Mais il faut aussi rappeler que cette emprise de Nadal sur Federer n’explique pas tout, qu’il y a des matches moins connus qui sont plus importants que d’autres si on prend bien la peine d’écouter les rares aveux que peuvent faire les champions sur ce sujet. Cette année, Nadal a eu la gentillesse de nous lâcher le déclic de sa pompe à confiance. Le match primordial, clef pour sa saison 2008, fut celui contre Jo‐Wilfried Tsonga. Non, pas l’immense fessée de l’Open d’Australie – qui les évènements aidant, permet de confirmer rétrospectivement à quel point Tsonga est de cette race de champion qui nous manque terriblement. Bon rétablissement, Jo.- mais leur revanche un mois et demi plus tard à Indian Wells. Mené 5–3 au 3ème dans un match où malgré le score serré, Nadal se fait à nouveau marcher dessus par Tsonga, l’Espagnol sort une parade de défenses extraterrestres sur les 4 derniers jeux et l’emporte à la gnac. Ce qui doit mettre alors la puce à l’oreille, c’est cette façon que le Majorquin a de se mettre à genoux après avoir serré la main du Français. Rien à voir avec son habitude de célébrer les finales cul par terre. Non, là on sent que c’est le râle du guerrier, la génuflexion du gladiateur, du mec qui s’est vu mourir une deuxième fois avec tout le petit complexe que cela aurait engendré derrière. Pas étonnant dans ces conséquences de lire de sa propre bouche juste avant Roland que c’est ce match‐là qui lui avait remis la tête à l’endroit.
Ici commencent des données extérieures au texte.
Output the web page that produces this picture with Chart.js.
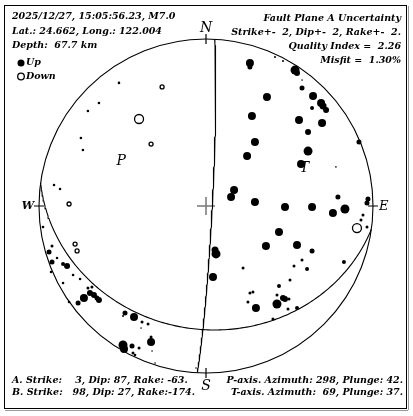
<!DOCTYPE html>
<html>
<head>
<meta charset="utf-8">
<style>
  html, body { margin: 0; padding: 0; background: #fff; }
  #wadah { position: relative; width: 413px; height: 416px; }
</style>
<script src="https://cdn.jsdelivr.net/npm/chart.js@4.4.1/dist/chart.umd.min.js"></script>
</head>
<body>
<div id="wadah"><canvas id="chartBola"></canvas></div>
<script>
// info gempa di pojok kiri atas
const infoGempa = ['2025/12/27, 15:05:56.23, M7.0', 'Lat.: 24.662, Long.: 122.004', 'Depth:  67.7 km'];
// info ketidakpastian di pojok kanan atas
const infoKetidakpastian = ['Fault Plane A Uncertainty', 'Strike+-  2, Dip+-  2, Rake+-  2.', 'Quality Index =  2.26', 'Misfit =  1.30%'];

// bidang sesar: strike, dip, rake
const bidangA = [3, 87, -63];
const bidangB = [98, 27, -174];
// sumbu P dan T: azimuth, plunge
const sumbuP = [298, 42];
const sumbuT = [69, 37];

// stasiun gerak awal naik (x, y di proyeksi luas sama, amplitudo)
const stasiunNaik = [
  [0.263, 0.856, 4], [0.263, 0.832, 2.5], [0.413, 0.892, 1], [0.461, 0.868, 1],
  [0.533, 0.814, 4.5], [0.545, 0.796, 3], [0.575, 0.754, 0.8], [0.575, 0.707, 2.5],
  [0.365, 0.653, 4], [0.641, 0.659, 4], [0.689, 0.617, 4], [0.701, 0.599, 3.5],
  [0.719, 0.575, 3], [0.635, 0.587, 2], [0.275, 0.539, 4], [0.557, 0.515, 4],
  [0.695, 0.497, 4], [0.611, 0.443, 3], [0.916, 0.383, 2.5], [0.293, 0.383, 4],
  [0.611, 0.329, 4.5], [0.246, 0.299, 4], [0.569, 0.251, 4], [0.778, 0.234, 0.8],
  [0.168, 0.096, 4], [0.150, 0.054, 4], [0.293, 0.024, 4], [0.473, -0.006, 4],
  [0.635, -0.006, 4], [0.790, 0.054, 2.5], [0.832, -0.018, 4.5], [0.760, -0.042, 4],
  [0.970, 0.042, 2.5], [0.964, 0.018, 2.5], [0.940, -0.054, 1.5], [0.928, -0.084, 1.5],
  [0.964, -0.126, 1.5], [0.437, -0.156, 4], [0.359, -0.240, 4], [0.545, -0.234, 4],
  [0.635, -0.269, 2.5], [0.060, -0.287, 4.5], [0.054, -0.263, 3.5], [0.575, -0.323, 1.5],
  [0.527, -0.359, 1.5], [0.605, -0.377, 2], [0.222, -0.371, 1.5], [0.826, -0.335, 2],
  [0.042, -0.425, 4], [0.503, -0.443, 1.5], [0.437, -0.479, 2], [0.263, -0.521, 1.5],
  [0.281, -0.515, 1.5], [0.425, -0.533, 1.5], [0.461, -0.551, 3], [0.473, -0.557, 3],
  [0.497, -0.557, 1.5], [0.251, -0.575, 1.5], [0.299, -0.611, 4], [0.425, -0.587, 4.5],
  [0.491, -0.617, 1.5], [0.545, -0.611, 2], [0.401, -0.677, 1.5],
  [-0.521, 0.737, 1.3], [-0.641, 0.617, 1.3], [-0.707, 0.569, 1.3], [-0.749, 0.407, 1.3],
  [-0.737, 0.335, 1.3], [-0.910, 0.126, 1.3], [-0.874, 0.102, 1.3], [-0.976, -0.126, 1.3],
  [-0.922, -0.240, 1.5], [-0.940, -0.275, 2.5], [-0.892, -0.311, 1.3], [-0.922, -0.335, 2.5],
  [-0.856, -0.347, 2], [-0.832, -0.359, 3], [-0.928, -0.395, 1.3], [-0.796, -0.413, 1.3],
  [-0.754, -0.437, 1.3], [-0.856, -0.461, 1.3], [-0.707, -0.491, 1.5], [-0.683, -0.485, 1.5],
  [-0.695, -0.521, 3], [-0.671, -0.533, 3], [-0.731, -0.551, 4], [-0.641, -0.563, 3],
  [-0.653, -0.551, 2.5], [-0.820, -0.575, 1.3], [-0.766, -0.581, 2.5], [-0.485, -0.641, 2.5],
  [-0.497, -0.659, 1], [-0.431, -0.665, 4], [-0.383, -0.695, 1.5], [-0.347, -0.707, 1.5],
  [-0.389, -0.731, 0.8], [-0.497, -0.832, 4.5], [-0.491, -0.856, 4], [-0.443, -0.838, 2.5],
  [-0.329, -0.814, 4], [-0.329, -0.784, 1.5], [-0.401, -0.850, 1.5], [-0.437, -0.880, 1.5],
  [-0.425, -0.892, 1.3], [-0.323, -0.868, 0.8], [-0.305, -0.940, 0.8], [-0.060, -0.970, 0.8]
];

// stasiun gerak awal turun
const stasiunTurun = [
  [-0.263, 0.713, 2], [-0.401, 0.521, 4.5], [-0.329, 0.371, 2], [-0.820, 0.012, 2],
  [-0.784, -0.228, 2], [-0.772, -0.269, 2], [0.904, -0.132, 4.5]
];

document.addEventListener('DOMContentLoaded', () => {
  if (typeof Chart === 'undefined') return;

  const rad = Math.PI / 180;
  const hurufTebal = 'italic bold 9.5px "DejaVu Serif"';

  // proyeksi luas sama (Schmidt), belahan bawah
  function proyeksi(trend, plunge) {
    const r = Math.SQRT2 * Math.sin((90 - plunge) / 2 * rad);
    return { x: r * Math.sin(trend * rad), y: r * Math.cos(trend * rad) };
  }

  // garis bidang nodal dari strike & dip
  function garisBidang(strike, dip) {
    const s = strike * rad, d = dip * rad;
    const titik = [];
    for (let t = 0; t <= 180; t += 1) {
      const tt = t * rad;
      const n = Math.cos(tt) * Math.cos(s) + Math.sin(tt) * Math.cos(d) * Math.cos(s + Math.PI / 2);
      const e = Math.cos(tt) * Math.sin(s) + Math.sin(tt) * Math.cos(d) * Math.sin(s + Math.PI / 2);
      const z = Math.sin(tt) * Math.sin(d);
      titik.push(proyeksi(Math.atan2(e, n) / rad, Math.asin(Math.min(1, z)) / rad));
    }
    return titik;
  }

  const keTitik = arr => arr.map(([x, y]) => ({ x, y }));

  // teks bawah dirakit dari data bidang & sumbu
  const teksBidang = (nama, b) =>
    `${nama}. Strike: ${String(b[0]).padStart(4)}, Dip: ${b[1]}, Rake:${String(b[2]).padStart(4)}.`;
  const teksSumbu = (nama, a) =>
    `${nama}-axis. Azimuth: ${String(a[0]).padStart(3)}, Plunge: ${a[1]}.`;

  // plugin buat gambar lingkaran, tanda arah, dan semua teks
  const pluginDekor = {
    id: 'dekor',
    beforeDraw(chart) {
      const c = chart.ctx;
      c.save();
      c.fillStyle = '#fff';
      c.fillRect(0, 0, chart.width, chart.height);
      c.strokeStyle = '#000';
      c.lineWidth = 1;
      c.strokeRect(4.5, 5.5, 402, 403);
      c.strokeStyle = '#999';
      c.beginPath(); c.moveTo(5, 410.5); c.lineTo(408, 410.5); c.moveTo(408.5, 6); c.lineTo(408.5, 410); c.stroke();
      c.restore();
    },
    beforeDatasetsDraw(chart) {
      const c = chart.ctx, sx = chart.scales.x, sy = chart.scales.y;
      const cx = sx.getPixelForValue(0), cy = sy.getPixelForValue(0);
      const R = sx.getPixelForValue(1) - cx;
      c.save();
      c.strokeStyle = '#000';
      c.lineWidth = 1.1;
      c.beginPath(); c.arc(cx, cy, R, 0, Math.PI * 2); c.stroke();
      // tanda N E S W
      c.lineWidth = 1.2;
      c.beginPath();
      c.moveTo(cx, cy - R - 5); c.lineTo(cx, cy - R + 5);
      c.moveTo(cx, cy + R - 5); c.lineTo(cx, cy + R + 5);
      c.moveTo(cx - R - 5, cy); c.lineTo(cx - R + 5, cy);
      c.moveTo(cx + R - 5, cy); c.lineTo(cx + R + 5, cy);
      c.stroke();
      // silang tengah
      c.strokeStyle = '#777';
      c.lineWidth = 1.5;
      c.beginPath();
      c.moveTo(cx - 9, cy); c.lineTo(cx + 9, cy);
      c.moveTo(cx, cy - 9); c.lineTo(cx, cy + 9);
      c.stroke();
      c.restore();
    },
    afterDatasetsDraw(chart) {
      const c = chart.ctx, sx = chart.scales.x, sy = chart.scales.y;
      const cx = sx.getPixelForValue(0), cy = sy.getPixelForValue(0);
      const R = sx.getPixelForValue(1) - cx;
      c.save();
      c.fillStyle = '#000';
      c.textBaseline = 'middle';

      // label arah
      c.font = 'italic 14px "DejaVu Serif"';
      c.textAlign = 'center';
      c.fillText('N', cx, cy - R - 11);
      c.fillText('S', cx, cy + R + 13);
      c.font = 'italic bold 11px "DejaVu Serif"';
      c.textAlign = 'right';
      c.fillText('W', cx - R - 5, cy);
      c.textAlign = 'left';
      c.font = 'italic 13px "DejaVu Serif"';
      c.fillText('E', cx + R + 6, cy + 1);

      // label P dan T
      c.font = 'italic 14px "DejaVu Serif"';
      c.textAlign = 'center';
      const p = proyeksi(sumbuP[0], sumbuP[1]);
      const t = proyeksi(sumbuT[0], sumbuT[1]);
      c.fillText('P', sx.getPixelForValue(p.x), sy.getPixelForValue(p.y));
      c.fillText('T', sx.getPixelForValue(t.x), sy.getPixelForValue(t.y));

      // teks info
      c.font = hurufTebal;
      c.textAlign = 'left';
      infoGempa.forEach((s, i) => c.fillText(s, 12, 17 + i * 14.5));
      c.textAlign = 'right';
      infoKetidakpastian.forEach((s, i) => c.fillText(s, 401, 19 + i * 14));

      // legenda
      c.textAlign = 'left';
      c.beginPath(); c.arc(21, 63, 3.5, 0, Math.PI * 2); c.fill();
      c.lineWidth = 1.3;
      c.beginPath(); c.arc(21, 76.5, 3.3, 0, Math.PI * 2); c.stroke();
      c.fillText('Up', 26, 63);
      c.fillText('Down', 26, 77);

      // teks bawah
      c.fillText(teksBidang('A', bidangA), 12, 381);
      c.fillText(teksBidang('B', bidangB), 12, 393);
      c.textAlign = 'right';
      c.fillText(teksSumbu('P', sumbuP), 403, 381);
      c.fillText(teksSumbu('T', sumbuT), 403, 393);
      c.restore();
    }
  };

  const konteks = document.getElementById('chartBola').getContext('2d');
  new Chart(konteks, {
    type: 'scatter',
    data: {
      datasets: [
        {
          label: 'Up',
          data: keTitik(stasiunNaik),
          pointRadius: stasiunNaik.map(s => s[2]),
          pointBackgroundColor: '#000',
          pointBorderWidth: 0,
          order: 1
        },
        {
          label: 'Down',
          data: keTitik(stasiunTurun),
          pointRadius: stasiunTurun.map(s => s[2]),
          pointBackgroundColor: '#fff',
          pointBorderColor: '#000',
          pointBorderWidth: 1.3,
          order: 1
        },
        {
          label: 'Bidang A',
          data: garisBidang(bidangA[0], bidangA[1]),
          showLine: true,
          pointRadius: 0,
          borderColor: '#000',
          borderWidth: 1.1,
          order: 2
        },
        {
          label: 'Bidang B',
          data: garisBidang(bidangB[0], bidangB[1]),
          showLine: true,
          pointRadius: 0,
          borderColor: '#000',
          borderWidth: 1.1,
          order: 2
        }
      ]
    },
    options: {
      responsive: true,
      maintainAspectRatio: false,
      animation: false,
      layout: { padding: { left: 39, top: 39, right: 40, bottom: 43 } },
      plugins: { legend: { display: false }, tooltip: { enabled: false } },
      scales: {
        x: { type: 'linear', min: -1, max: 1, display: false },
        y: { type: 'linear', min: -1, max: 1, display: false }
      }
    },
    plugins: [pluginDekor]
  });
});
</script>
</body>
</html>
Mais l’histoire française n’est pas là. Si Apolline n’a cessé de préciser son attachement à Nadal depuis deux ans, en expliquant ce qui se jouait en terme d’identification à l’Espagnol, c’est qu’un champion n’est et ne sera jamais juste un mec qui excelle dans sa discipline, c’est aussi un gars dont la virtuosité doit rentrer en adéquation avec tout le reste, le physique, le mental, l’entourage, la préparation, le discours, l’attitude, les fringues, le look, le pantashop, la coupe de cheveux. A ce stade, tout est important – et si vous ne comprenez pas ça, demandez vous si vous étiez golfeur en herbe sur qui vous seriez en mesure de vous identifier aujourd’hui – parenthèse close bien avant que vous trouviez qui que ce soit à vous mettre sous la dent. C’est de la mystérieuse alchimie du corps en mouvement que nait la possibilité de s’identifier, de flasher littéralement sur un champion alors même qu’on aura parfois rien à voir avec lui. Et c’est de cette possible identification que nait la passion, la grande passion dont tout découlera, du fanatisme des supporters jusqu’à la possibilité économique de la création d’un portail de tennis communautaire. Sans ces champions que nous admirons pour leur Geste, pas de public, pas d’enfants qui se mettent à jouer du jour au lendemain sur une seule image vue à la télé, pas de parents accros qui les accompagnent, pas de tournois, pas de stades pleins, pas de journaux de tennis, pas de business tennis. Or on ne cessera de le répéter, mais celui qui fait rentrer les gamins dans les clubs et qui les scotchent devant le poste depuis quatre ans, celui qu’Apolline vous a décrit comme le glucose vers lequel se tourne naturellement le nourisson à la sortie du sein, c’est Nadal. Pas tout seul bien sûr, mais avec un véritable impact d’identification. Nadal reste l’ami des enfants.
La bonne nouvelle, c’est que les enfants ne sont pas en train de se tromper sur la morale à retenir de son histoire. Nous, pauvres têtes de linotte, amoureuses de McEnroe, avions toutes eu notre période « Je sers les pieds parallèle à la ligne » avant de nous rendre compte que ce n’était pas là que se jouait l’originalité de l’Américain et surtout son efficacité dans le jeu ; les enfants des années 2000 font preuve de nettement plus de jugeotte. C’est la confirmation qui nous est venue de Patrick Simon, l’ancien coach d’Amélie Mauresmo, aujourd’hui responsable de la détection des 7–10 ans à la Fédération Française de tennis. Dans le cadre de la grande enquête « Etes‐vous Federer ? Etes‐vous Nadal ? » que nous préparons pour le numéro de septembre, l’entraineur national nous faisait dernièrement la synthèse d’un week‐end en Bretagne ou il avait vu les meilleurs français s’affonter : « Sur tous les courts, j’ai vu des gamins qui ne lâchaient plus un point, une bagarre permanente » et de nous signaler le cas hallucinant d’un petit d’homme âgé de 8 ans qui n’avait cessé de se répéter à chaque point : « Allez, mon coco, c’est pas fini, tu peux revenir ». A 8 ans. Suivez mon regard.
« Tu peux revenir », voilà ce que le corps de Rafael Nadal transpire télévisuellement. Et c’est pour ça qu’il est grand.